UC Berkeley

The cell membrane continuously undergoes fusion and fission in order to transport cargoes in and out of the cell. The endosomal sorting complexes required for transport (ESCRT) proteins are an ancient and ubiquitous membrane remodeling machinery present in all three branches of life. ESCRTs drive membrane scission of various biological processes where the limiting membrane invaginates and bud away from the cytosol such as in intraluminal vesicle formation in multivesicular bodies, cytokinesis, HIV-1 viral release. The core ESCRT machinery is comprised of ESCRT-0, -I, -II, -III, ALIX, and the AAA+ ATPase VPS4 whereby the ESCRT-III proteins are most responsible for membrane constriction. ESCRT-III proteins form heteropolymers and act on membranes that have negative curvature, and together with VPS4, catalyze scission possibly by active subunit treadmilling.

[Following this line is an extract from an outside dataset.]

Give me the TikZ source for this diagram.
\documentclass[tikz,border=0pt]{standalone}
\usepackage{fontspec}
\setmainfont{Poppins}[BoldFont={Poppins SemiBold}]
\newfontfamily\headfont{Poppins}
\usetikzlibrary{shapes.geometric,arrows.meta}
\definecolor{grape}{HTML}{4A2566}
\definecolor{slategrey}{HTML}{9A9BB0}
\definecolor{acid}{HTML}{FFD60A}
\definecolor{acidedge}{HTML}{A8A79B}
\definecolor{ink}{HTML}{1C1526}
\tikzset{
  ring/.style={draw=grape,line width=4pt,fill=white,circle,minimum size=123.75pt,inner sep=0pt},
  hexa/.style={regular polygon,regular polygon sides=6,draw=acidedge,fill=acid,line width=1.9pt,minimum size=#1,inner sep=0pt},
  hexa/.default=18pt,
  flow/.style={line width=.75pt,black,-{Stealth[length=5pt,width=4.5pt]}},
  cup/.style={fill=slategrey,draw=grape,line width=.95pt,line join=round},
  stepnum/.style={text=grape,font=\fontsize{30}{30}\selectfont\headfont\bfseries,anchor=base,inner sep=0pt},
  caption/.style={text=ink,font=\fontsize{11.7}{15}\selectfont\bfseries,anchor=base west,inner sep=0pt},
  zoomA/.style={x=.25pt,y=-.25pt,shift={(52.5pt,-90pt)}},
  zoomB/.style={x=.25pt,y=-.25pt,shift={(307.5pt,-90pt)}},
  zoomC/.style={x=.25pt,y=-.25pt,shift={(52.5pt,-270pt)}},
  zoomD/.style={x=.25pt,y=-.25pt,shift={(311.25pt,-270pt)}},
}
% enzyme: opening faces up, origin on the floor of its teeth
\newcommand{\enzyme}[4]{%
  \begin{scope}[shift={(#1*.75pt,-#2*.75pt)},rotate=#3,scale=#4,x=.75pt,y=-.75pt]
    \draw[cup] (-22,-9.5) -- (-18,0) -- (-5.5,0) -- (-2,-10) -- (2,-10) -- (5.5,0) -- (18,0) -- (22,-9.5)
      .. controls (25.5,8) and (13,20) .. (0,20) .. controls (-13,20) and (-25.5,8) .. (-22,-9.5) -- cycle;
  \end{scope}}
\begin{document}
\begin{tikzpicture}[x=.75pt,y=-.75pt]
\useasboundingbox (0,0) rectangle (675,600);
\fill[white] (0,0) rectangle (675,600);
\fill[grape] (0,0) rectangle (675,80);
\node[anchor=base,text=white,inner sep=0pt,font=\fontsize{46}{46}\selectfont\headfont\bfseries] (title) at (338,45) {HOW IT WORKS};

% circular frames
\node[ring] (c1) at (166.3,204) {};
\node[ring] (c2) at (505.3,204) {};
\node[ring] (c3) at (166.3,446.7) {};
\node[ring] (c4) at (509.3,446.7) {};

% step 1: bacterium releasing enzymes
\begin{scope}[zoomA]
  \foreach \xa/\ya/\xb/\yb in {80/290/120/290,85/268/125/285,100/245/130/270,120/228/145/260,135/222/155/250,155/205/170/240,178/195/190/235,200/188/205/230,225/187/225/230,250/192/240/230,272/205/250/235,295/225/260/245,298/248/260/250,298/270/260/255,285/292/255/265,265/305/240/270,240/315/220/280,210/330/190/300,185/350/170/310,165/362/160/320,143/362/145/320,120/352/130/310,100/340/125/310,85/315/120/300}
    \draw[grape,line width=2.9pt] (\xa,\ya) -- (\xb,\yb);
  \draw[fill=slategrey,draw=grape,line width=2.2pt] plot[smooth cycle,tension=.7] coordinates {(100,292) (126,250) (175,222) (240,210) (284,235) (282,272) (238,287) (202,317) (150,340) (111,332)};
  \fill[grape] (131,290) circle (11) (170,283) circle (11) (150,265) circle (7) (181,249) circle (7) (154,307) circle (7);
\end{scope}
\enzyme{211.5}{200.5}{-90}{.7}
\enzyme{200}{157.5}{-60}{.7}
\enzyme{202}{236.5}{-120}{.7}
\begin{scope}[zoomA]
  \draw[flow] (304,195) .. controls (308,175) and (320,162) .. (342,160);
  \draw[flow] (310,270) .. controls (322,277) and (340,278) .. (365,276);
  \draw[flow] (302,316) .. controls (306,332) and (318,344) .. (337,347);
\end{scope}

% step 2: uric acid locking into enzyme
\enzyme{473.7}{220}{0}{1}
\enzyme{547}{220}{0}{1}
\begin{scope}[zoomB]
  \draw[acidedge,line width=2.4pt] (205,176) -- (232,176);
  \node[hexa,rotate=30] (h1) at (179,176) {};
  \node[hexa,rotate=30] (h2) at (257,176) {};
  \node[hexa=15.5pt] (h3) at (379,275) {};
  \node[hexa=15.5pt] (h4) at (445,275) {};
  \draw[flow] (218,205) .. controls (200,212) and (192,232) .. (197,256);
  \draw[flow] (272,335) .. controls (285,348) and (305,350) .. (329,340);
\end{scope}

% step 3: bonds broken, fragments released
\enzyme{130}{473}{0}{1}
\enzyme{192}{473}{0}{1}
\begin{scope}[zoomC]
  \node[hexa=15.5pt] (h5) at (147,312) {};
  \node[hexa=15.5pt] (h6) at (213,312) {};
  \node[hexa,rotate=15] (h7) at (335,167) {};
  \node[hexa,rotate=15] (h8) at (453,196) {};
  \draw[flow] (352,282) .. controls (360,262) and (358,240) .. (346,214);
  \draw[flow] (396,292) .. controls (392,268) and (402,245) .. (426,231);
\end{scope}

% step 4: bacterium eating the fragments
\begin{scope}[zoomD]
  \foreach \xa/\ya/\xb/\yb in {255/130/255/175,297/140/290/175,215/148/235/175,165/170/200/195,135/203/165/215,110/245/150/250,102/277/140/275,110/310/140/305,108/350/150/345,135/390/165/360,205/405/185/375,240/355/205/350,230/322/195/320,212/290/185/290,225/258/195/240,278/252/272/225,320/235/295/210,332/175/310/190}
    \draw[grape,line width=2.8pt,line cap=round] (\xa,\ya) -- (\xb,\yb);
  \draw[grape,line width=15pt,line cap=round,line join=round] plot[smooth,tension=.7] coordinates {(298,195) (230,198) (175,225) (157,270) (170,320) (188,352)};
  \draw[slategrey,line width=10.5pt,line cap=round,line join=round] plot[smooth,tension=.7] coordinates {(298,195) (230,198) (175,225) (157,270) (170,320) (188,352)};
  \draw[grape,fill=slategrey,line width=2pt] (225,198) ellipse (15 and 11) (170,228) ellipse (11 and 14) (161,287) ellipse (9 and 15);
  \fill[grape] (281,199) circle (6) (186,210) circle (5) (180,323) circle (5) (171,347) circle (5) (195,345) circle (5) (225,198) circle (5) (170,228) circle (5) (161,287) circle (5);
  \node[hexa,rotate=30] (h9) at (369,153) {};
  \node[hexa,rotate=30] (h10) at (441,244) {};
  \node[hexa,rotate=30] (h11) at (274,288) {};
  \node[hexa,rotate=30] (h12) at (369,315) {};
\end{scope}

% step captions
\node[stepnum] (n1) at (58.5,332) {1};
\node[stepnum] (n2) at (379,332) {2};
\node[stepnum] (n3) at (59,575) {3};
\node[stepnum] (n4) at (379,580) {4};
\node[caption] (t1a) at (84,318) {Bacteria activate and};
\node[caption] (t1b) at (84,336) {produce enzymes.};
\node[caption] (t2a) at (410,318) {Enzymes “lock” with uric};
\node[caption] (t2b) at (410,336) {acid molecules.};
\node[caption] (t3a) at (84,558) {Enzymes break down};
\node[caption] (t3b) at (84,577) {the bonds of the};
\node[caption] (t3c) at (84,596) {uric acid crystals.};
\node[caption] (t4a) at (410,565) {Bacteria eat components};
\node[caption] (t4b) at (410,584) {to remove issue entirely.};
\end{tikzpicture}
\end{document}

In Chapter one and two of this dissertation we provide a general introduction to the function and biophysical basis for membrane scission by ESCRT proteins. These chapters discuss the myriad of biological processes that take advantage of the host cell’s ESCRT proteins as well as unresolved questions in the field.

Recent work has shown that a subset of ESCRT-III subunits are capable of binding and constricting positively-curved membrane tubules thereby establishing that ESCRTs can also perform normal-topology scission. The microtubule-severing AAA+ ATPase spastin that has been found to colocalize with ESCRT-III enriched sites in cells could also perhaps play a role in membrane scission. Here we used biochemical and biophysical approaches using giant unilamellar vesicles and optical tweezers to directly probe ESCRT function as it constricts and severs the membrane. Chapter three of this dissertation describes the construction of an optical tweezer and fluorescence microscopy setup to observe ESCRT protein function on single membrane nanotubes in vitro. This instrument is a general setup that can be used to interrogate protein functions on the surface of membranes.

Finally, in Chapter four we focused on the role of ESCRT-III subunits CHMP1B and IST1 as well as the AAA+ ATPases VPS4 and spastin in normal-topology membrane scission using optical tweezers. We show that CHMP1B and IST1 copolymerize on membrane nanotubes, forming stable scaffolds that constrict the tubes, but do not, on their own, lead to scission. However, CHMP1B-IST1 scaffolded tubes were severed when an additional extensional force was applied, consistent with a friction-driven scission mechanism. We found that spastin colocalized with CHMP1B-enriched sites but do not disassemble the CHMP1B-IST1 coat from the membrane while VPS4 resolubilized CHMP1B and IST1 without leading to scission. These observations show that CHMP1B-IST1 ESCRT-III combination is capable of severing membranes by a friction-driven mechanism that is independent of VPS4 and spastin.